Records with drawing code
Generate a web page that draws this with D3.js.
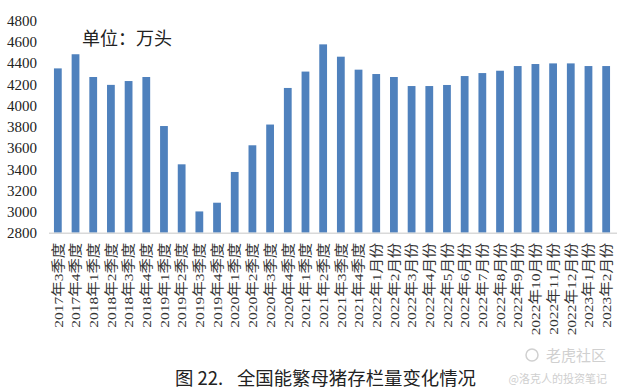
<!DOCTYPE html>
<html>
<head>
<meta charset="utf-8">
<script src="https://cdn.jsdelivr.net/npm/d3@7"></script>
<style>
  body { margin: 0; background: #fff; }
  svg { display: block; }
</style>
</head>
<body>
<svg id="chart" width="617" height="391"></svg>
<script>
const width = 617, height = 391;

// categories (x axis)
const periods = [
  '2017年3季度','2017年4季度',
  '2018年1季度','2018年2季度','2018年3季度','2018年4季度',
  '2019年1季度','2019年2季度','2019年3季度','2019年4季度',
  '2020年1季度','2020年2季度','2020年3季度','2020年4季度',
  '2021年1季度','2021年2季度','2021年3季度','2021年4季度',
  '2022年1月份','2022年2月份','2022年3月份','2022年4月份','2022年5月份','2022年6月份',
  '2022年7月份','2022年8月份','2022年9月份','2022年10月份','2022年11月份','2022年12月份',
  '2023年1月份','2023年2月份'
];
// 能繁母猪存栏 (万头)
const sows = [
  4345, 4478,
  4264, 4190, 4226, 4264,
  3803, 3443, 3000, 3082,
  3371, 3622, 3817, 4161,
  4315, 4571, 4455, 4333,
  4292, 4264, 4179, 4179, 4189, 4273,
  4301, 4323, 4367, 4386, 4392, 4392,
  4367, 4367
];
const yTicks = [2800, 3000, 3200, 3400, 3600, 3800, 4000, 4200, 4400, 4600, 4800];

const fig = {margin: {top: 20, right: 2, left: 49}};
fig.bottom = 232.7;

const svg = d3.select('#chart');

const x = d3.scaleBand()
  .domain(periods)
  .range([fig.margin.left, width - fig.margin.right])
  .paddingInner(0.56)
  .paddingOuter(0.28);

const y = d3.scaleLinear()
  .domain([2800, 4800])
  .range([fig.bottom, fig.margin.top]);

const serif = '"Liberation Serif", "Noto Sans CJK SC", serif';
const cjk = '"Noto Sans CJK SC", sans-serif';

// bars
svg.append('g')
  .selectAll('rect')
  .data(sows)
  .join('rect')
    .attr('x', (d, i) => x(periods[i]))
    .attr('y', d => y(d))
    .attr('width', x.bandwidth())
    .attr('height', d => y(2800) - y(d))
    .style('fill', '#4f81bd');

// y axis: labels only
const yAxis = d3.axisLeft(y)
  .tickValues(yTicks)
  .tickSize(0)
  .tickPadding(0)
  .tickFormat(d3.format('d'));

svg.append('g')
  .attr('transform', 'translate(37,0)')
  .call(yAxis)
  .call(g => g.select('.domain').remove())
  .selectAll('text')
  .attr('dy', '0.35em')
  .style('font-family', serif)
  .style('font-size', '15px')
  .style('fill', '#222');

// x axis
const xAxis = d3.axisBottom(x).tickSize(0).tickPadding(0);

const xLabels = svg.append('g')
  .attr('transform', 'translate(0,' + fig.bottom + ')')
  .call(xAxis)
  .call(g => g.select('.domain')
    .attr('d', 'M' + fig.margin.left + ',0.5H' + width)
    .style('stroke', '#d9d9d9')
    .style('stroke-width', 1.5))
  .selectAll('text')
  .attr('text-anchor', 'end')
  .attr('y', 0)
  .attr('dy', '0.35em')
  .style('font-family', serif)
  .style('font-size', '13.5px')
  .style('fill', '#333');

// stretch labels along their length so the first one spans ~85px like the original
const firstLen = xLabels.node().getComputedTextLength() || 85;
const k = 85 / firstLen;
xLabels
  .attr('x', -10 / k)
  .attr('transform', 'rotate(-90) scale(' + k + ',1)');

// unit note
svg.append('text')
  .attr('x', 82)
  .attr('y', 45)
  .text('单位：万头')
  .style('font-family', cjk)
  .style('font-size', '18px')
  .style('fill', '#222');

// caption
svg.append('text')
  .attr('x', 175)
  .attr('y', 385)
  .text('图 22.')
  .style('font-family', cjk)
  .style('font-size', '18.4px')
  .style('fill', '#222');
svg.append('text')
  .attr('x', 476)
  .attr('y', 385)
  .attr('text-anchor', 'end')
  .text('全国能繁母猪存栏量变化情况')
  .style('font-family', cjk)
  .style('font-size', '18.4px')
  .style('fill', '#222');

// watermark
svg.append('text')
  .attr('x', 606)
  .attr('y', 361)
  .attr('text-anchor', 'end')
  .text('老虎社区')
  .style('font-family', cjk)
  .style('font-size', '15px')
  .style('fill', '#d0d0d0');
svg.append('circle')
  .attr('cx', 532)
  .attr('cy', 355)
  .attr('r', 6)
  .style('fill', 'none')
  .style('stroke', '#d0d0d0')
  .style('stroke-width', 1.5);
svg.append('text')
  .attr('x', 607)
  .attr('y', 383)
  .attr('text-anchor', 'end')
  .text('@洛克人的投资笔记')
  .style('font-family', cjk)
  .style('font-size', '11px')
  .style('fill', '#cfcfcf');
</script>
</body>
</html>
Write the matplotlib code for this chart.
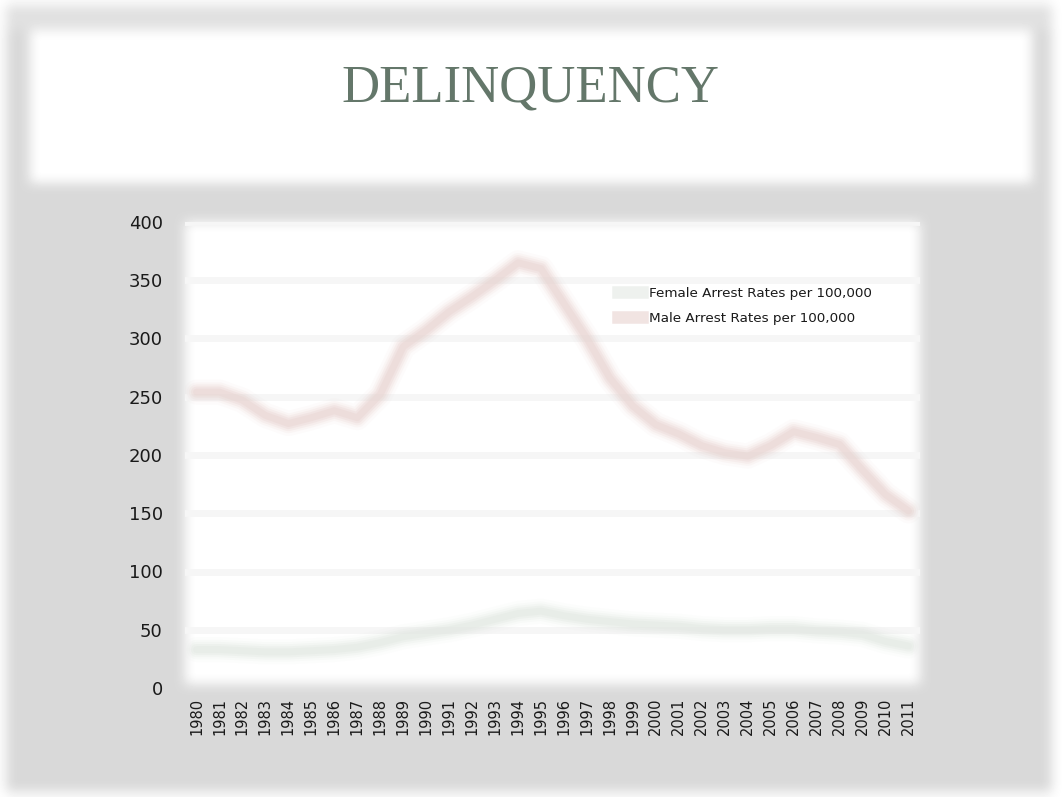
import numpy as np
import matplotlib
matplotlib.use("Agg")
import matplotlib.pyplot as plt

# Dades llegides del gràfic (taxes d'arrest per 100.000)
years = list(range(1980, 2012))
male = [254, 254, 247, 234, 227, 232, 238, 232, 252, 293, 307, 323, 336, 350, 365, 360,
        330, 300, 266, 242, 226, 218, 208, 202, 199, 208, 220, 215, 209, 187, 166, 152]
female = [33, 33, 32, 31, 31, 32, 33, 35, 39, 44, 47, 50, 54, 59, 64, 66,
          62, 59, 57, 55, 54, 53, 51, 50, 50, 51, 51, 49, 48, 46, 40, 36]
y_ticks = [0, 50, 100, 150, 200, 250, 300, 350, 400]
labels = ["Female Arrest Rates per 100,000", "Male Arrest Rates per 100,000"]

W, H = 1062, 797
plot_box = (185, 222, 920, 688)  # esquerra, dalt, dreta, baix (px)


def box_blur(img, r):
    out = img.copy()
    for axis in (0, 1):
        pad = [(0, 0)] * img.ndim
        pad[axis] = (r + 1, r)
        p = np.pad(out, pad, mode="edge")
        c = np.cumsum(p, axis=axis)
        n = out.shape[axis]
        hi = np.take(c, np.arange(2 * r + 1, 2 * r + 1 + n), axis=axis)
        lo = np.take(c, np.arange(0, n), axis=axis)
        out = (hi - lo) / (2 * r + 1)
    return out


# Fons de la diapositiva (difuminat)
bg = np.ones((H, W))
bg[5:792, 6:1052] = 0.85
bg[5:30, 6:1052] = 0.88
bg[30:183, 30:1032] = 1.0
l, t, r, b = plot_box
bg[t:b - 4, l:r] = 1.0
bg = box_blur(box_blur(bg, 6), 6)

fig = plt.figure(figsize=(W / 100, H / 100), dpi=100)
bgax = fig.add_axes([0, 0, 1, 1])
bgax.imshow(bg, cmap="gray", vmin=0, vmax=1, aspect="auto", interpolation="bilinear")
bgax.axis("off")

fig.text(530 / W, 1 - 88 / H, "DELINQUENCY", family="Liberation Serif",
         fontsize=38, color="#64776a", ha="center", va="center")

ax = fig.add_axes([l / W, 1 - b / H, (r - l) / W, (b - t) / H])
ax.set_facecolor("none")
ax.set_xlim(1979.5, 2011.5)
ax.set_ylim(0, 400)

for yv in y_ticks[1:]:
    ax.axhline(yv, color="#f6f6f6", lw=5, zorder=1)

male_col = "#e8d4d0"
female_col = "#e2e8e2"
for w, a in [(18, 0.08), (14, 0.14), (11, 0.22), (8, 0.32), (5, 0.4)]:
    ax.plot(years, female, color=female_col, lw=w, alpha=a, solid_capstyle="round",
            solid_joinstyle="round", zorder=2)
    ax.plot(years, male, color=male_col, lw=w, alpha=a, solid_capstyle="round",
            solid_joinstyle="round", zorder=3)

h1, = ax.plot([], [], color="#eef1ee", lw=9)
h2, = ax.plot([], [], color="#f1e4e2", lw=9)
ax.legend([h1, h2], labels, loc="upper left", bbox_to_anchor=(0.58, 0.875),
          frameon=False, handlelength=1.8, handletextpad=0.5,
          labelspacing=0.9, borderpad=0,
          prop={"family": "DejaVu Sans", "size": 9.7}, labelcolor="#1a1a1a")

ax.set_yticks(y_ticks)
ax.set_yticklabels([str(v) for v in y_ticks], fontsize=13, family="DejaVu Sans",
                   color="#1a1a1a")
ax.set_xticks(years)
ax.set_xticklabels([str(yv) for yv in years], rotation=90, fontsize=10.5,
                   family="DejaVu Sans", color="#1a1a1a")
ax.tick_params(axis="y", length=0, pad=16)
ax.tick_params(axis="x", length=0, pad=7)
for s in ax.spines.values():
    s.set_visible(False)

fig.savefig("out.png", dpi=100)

**Required work:**
What's needed is an exact copy of the records above from the line containing "Write the matplotlib code for this chart." down to the line containing "import matplotlib.pyplot as plt", both included, without any pictures.

**Solution to this exercise:**
Write the matplotlib code for this chart.
import numpy as np
import matplotlib
matplotlib.use("Agg")
import matplotlib.pyplot as plt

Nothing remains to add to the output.